→ The task
From the listing below, copy word for word every line starting at the one that includes "Write the seaborn" and ending at the one that includes "x0, x1 = 414, 1246"; the pictures are omitted.

→ Information shown
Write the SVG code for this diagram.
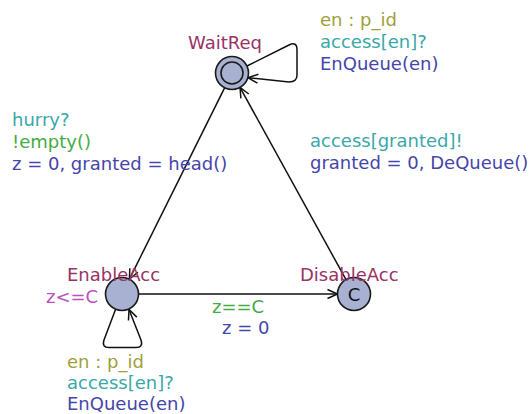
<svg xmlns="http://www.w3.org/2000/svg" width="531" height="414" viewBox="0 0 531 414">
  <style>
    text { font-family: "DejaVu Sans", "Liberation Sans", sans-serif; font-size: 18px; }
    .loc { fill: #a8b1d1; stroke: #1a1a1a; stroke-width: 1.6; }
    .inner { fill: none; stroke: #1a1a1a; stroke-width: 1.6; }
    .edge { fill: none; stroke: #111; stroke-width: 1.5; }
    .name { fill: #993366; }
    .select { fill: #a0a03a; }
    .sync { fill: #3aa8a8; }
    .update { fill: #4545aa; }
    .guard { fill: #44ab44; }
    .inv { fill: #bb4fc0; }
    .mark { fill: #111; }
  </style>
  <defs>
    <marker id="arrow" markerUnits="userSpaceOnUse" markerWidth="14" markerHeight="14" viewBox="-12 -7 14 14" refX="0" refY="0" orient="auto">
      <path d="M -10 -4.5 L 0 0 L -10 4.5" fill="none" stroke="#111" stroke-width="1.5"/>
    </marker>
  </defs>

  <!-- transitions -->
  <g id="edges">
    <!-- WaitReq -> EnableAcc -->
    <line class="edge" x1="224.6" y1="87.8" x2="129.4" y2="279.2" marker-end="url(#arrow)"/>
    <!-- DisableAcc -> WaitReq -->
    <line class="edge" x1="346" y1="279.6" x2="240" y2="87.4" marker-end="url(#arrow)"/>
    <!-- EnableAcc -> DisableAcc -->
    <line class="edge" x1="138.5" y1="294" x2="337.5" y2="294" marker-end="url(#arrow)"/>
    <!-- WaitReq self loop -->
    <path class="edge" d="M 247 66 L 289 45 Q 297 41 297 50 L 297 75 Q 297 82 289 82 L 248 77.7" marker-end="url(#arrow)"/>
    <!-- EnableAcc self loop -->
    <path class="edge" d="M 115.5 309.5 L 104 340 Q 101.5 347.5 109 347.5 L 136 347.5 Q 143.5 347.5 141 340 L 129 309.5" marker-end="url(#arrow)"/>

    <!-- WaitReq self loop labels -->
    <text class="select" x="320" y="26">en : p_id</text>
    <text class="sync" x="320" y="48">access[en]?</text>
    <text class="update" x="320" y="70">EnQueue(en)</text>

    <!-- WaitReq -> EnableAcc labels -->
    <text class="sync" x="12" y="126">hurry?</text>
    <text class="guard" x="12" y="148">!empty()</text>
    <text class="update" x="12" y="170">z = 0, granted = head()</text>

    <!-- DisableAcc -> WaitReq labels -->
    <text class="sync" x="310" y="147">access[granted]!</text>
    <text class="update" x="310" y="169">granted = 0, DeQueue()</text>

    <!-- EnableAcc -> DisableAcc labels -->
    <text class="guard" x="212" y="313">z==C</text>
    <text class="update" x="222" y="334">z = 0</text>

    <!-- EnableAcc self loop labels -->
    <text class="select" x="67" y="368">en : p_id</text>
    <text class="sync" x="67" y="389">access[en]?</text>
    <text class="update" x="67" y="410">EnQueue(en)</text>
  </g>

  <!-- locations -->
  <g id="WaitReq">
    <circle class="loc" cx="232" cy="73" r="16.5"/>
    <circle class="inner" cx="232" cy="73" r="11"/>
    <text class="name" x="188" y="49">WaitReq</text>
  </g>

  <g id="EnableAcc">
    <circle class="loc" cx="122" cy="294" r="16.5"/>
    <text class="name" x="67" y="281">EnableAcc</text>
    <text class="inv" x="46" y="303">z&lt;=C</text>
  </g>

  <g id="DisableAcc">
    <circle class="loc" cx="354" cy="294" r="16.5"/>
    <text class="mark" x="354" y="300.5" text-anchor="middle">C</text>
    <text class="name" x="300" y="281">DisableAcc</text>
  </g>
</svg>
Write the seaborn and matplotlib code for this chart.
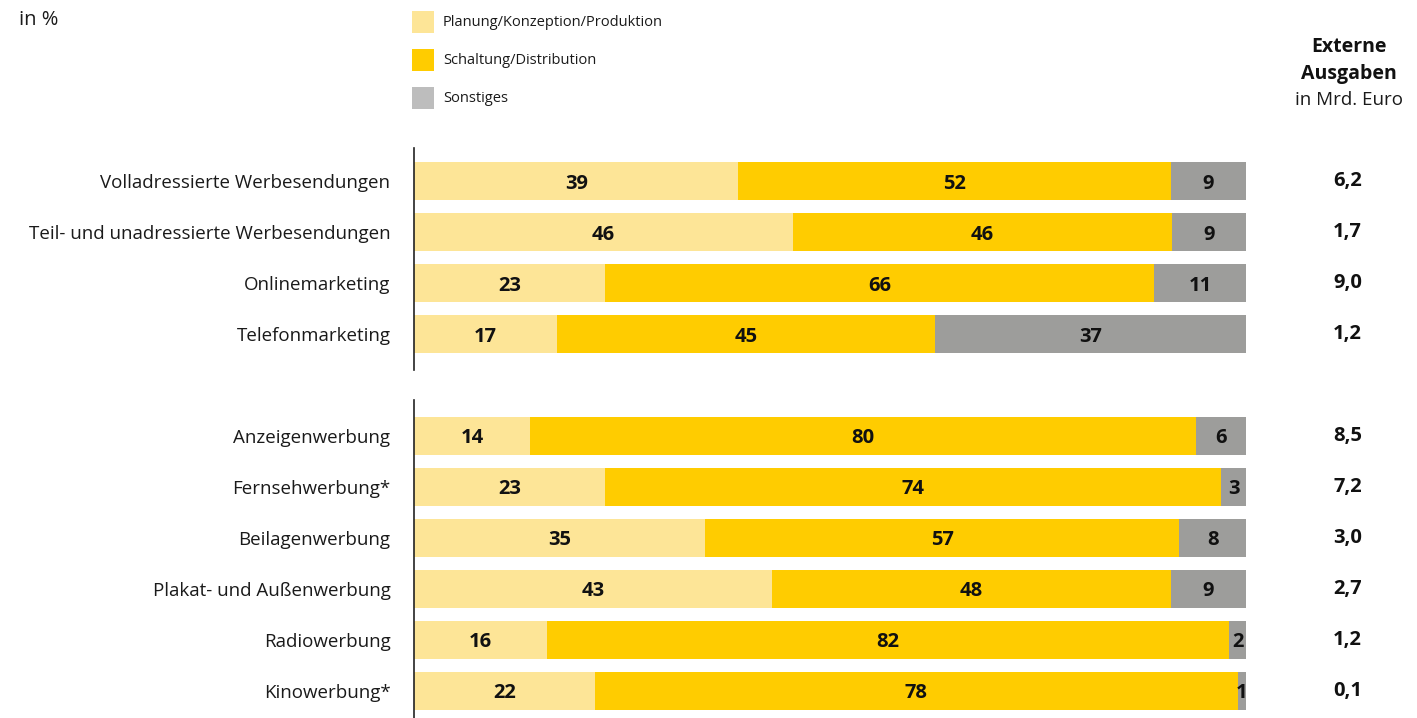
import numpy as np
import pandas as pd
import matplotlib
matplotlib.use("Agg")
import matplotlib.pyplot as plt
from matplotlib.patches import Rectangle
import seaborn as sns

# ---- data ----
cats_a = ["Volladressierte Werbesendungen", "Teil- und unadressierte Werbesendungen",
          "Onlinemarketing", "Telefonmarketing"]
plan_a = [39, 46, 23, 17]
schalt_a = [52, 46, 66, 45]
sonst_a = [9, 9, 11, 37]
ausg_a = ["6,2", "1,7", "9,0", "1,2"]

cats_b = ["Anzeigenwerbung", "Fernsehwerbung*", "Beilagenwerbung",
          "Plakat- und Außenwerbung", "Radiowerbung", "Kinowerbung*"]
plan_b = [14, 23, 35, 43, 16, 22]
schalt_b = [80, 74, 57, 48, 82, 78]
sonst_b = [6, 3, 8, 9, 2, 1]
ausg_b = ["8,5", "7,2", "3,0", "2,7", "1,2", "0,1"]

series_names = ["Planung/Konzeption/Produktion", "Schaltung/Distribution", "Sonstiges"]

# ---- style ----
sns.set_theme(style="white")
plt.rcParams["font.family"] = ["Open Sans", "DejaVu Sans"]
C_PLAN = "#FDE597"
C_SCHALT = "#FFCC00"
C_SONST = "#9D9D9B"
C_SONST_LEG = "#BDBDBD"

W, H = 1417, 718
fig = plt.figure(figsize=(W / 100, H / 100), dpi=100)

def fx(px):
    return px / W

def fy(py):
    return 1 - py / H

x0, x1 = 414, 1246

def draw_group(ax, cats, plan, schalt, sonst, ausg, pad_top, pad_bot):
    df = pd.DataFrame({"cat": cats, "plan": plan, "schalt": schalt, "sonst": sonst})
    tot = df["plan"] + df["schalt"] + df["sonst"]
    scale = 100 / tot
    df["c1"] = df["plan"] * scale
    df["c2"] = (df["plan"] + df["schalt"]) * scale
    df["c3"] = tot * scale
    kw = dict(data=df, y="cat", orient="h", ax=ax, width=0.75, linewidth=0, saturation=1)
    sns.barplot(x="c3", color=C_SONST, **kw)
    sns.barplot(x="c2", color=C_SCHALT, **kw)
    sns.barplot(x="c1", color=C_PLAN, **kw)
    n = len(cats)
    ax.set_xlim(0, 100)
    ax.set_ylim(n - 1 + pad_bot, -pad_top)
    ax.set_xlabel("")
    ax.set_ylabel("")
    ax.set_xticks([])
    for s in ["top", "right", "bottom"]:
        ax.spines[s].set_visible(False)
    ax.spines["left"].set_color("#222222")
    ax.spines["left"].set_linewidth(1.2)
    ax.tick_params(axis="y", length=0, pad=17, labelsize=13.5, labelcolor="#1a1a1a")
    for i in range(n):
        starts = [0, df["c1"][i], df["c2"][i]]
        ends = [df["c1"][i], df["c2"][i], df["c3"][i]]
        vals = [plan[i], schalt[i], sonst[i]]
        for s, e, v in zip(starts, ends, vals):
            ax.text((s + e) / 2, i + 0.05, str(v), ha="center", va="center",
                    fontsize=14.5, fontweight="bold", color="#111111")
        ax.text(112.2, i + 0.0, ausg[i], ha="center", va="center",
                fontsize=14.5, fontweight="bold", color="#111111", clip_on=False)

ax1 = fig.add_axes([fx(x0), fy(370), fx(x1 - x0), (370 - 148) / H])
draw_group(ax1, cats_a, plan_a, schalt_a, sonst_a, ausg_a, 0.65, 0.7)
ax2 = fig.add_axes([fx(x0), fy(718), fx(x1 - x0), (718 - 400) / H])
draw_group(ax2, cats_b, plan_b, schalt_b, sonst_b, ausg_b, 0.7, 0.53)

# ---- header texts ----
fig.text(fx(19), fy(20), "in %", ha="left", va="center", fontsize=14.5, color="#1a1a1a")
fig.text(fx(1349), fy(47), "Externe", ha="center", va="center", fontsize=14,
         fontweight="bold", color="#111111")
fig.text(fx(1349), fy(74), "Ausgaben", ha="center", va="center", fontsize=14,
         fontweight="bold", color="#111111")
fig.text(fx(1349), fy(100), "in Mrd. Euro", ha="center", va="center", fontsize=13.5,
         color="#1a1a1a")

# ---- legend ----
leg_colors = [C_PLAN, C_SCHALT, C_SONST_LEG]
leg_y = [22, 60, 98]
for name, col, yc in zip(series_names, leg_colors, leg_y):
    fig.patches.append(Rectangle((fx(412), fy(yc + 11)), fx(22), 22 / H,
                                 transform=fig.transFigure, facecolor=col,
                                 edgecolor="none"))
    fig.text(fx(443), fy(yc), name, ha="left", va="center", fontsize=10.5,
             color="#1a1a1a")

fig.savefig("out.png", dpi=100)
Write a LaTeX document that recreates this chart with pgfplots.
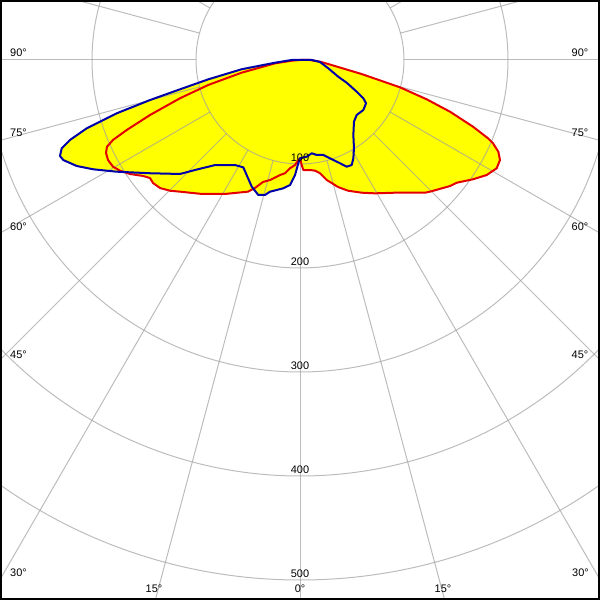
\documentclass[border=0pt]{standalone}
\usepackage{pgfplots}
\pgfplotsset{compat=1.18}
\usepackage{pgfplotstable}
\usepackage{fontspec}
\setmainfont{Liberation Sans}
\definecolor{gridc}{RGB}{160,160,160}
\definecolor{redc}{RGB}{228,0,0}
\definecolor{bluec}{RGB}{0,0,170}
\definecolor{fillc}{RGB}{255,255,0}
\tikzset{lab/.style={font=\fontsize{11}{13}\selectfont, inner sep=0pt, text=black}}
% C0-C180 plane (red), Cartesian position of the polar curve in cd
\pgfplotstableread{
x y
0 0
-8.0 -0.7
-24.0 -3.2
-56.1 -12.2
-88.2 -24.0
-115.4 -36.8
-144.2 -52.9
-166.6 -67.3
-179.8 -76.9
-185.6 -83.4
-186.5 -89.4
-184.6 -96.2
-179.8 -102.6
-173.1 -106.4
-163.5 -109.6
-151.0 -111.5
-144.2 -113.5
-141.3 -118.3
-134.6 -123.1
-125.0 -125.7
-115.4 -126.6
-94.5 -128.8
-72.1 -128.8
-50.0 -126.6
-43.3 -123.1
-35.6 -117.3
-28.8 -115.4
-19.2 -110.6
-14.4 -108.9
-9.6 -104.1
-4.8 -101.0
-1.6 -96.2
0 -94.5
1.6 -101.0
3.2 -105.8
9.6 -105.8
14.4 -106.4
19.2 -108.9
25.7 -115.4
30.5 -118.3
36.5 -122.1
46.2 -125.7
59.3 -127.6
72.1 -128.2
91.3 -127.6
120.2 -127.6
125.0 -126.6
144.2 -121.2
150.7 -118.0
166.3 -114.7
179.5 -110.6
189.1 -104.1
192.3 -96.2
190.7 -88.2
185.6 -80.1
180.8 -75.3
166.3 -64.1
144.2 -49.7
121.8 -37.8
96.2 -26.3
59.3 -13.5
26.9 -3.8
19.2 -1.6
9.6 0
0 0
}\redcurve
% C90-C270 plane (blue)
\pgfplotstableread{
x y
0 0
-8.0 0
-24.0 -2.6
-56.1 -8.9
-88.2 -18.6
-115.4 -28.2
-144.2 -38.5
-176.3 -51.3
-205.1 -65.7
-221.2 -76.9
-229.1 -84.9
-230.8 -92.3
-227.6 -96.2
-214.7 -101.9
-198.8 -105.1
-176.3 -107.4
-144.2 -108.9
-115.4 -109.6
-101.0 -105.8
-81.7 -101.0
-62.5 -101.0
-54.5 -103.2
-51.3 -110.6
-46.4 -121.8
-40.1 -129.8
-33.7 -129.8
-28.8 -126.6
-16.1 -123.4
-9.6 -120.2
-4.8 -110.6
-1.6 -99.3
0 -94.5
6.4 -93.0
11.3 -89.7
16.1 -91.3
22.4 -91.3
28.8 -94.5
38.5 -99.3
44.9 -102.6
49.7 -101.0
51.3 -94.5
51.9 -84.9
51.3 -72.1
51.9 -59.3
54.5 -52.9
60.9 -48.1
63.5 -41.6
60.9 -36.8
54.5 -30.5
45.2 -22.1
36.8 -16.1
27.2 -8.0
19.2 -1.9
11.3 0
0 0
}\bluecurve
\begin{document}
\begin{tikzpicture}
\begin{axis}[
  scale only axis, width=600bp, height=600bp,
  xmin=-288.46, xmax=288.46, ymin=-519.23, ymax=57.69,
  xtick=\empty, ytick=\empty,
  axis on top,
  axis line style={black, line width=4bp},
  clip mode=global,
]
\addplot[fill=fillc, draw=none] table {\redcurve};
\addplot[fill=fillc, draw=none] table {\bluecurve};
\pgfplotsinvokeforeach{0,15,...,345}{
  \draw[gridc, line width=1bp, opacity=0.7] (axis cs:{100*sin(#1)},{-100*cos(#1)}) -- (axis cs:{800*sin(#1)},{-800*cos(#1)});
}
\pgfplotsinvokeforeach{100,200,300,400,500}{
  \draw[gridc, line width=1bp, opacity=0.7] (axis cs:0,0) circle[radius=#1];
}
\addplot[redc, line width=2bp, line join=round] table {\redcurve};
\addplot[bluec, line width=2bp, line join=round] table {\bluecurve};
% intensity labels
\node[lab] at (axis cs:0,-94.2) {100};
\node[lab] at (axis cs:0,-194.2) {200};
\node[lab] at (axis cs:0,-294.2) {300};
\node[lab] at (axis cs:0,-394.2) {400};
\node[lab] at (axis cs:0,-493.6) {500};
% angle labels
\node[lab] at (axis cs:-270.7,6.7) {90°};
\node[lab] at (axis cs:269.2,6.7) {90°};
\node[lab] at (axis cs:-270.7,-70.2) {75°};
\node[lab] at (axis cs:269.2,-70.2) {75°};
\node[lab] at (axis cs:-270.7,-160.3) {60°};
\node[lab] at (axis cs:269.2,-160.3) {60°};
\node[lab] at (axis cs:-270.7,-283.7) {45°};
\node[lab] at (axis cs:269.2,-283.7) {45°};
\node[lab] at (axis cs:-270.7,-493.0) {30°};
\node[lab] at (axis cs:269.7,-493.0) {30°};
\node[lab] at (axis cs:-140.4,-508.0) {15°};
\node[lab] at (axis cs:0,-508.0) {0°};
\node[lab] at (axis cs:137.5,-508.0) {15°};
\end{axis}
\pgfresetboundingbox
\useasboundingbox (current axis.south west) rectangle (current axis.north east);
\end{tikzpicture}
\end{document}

→ Solution for this exercise
Write the seaborn and matplotlib code for this chart.
import numpy as np
import pandas as pd
import matplotlib
matplotlib.use("Agg")
import matplotlib.pyplot as plt
from matplotlib.patches import Rectangle
import seaborn as sns

# ---- data ----
cats_a = ["Volladressierte Werbesendungen", "Teil- und unadressierte Werbesendungen",
          "Onlinemarketing", "Telefonmarketing"]
plan_a = [39, 46, 23, 17]
schalt_a = [52, 46, 66, 45]
sonst_a = [9, 9, 11, 37]
ausg_a = ["6,2", "1,7", "9,0", "1,2"]

cats_b = ["Anzeigenwerbung", "Fernsehwerbung*", "Beilagenwerbung",
          "Plakat- und Außenwerbung", "Radiowerbung", "Kinowerbung*"]
plan_b = [14, 23, 35, 43, 16, 22]
schalt_b = [80, 74, 57, 48, 82, 78]
sonst_b = [6, 3, 8, 9, 2, 1]
ausg_b = ["8,5", "7,2", "3,0", "2,7", "1,2", "0,1"]

series_names = ["Planung/Konzeption/Produktion", "Schaltung/Distribution", "Sonstiges"]

# ---- style ----
sns.set_theme(style="white")
plt.rcParams["font.family"] = ["Open Sans", "DejaVu Sans"]
C_PLAN = "#FDE597"
C_SCHALT = "#FFCC00"
C_SONST = "#9D9D9B"
C_SONST_LEG = "#BDBDBD"

W, H = 1417, 718
fig = plt.figure(figsize=(W / 100, H / 100), dpi=100)

def fx(px):
    return px / W

def fy(py):
    return 1 - py / H

x0, x1 = 414, 1246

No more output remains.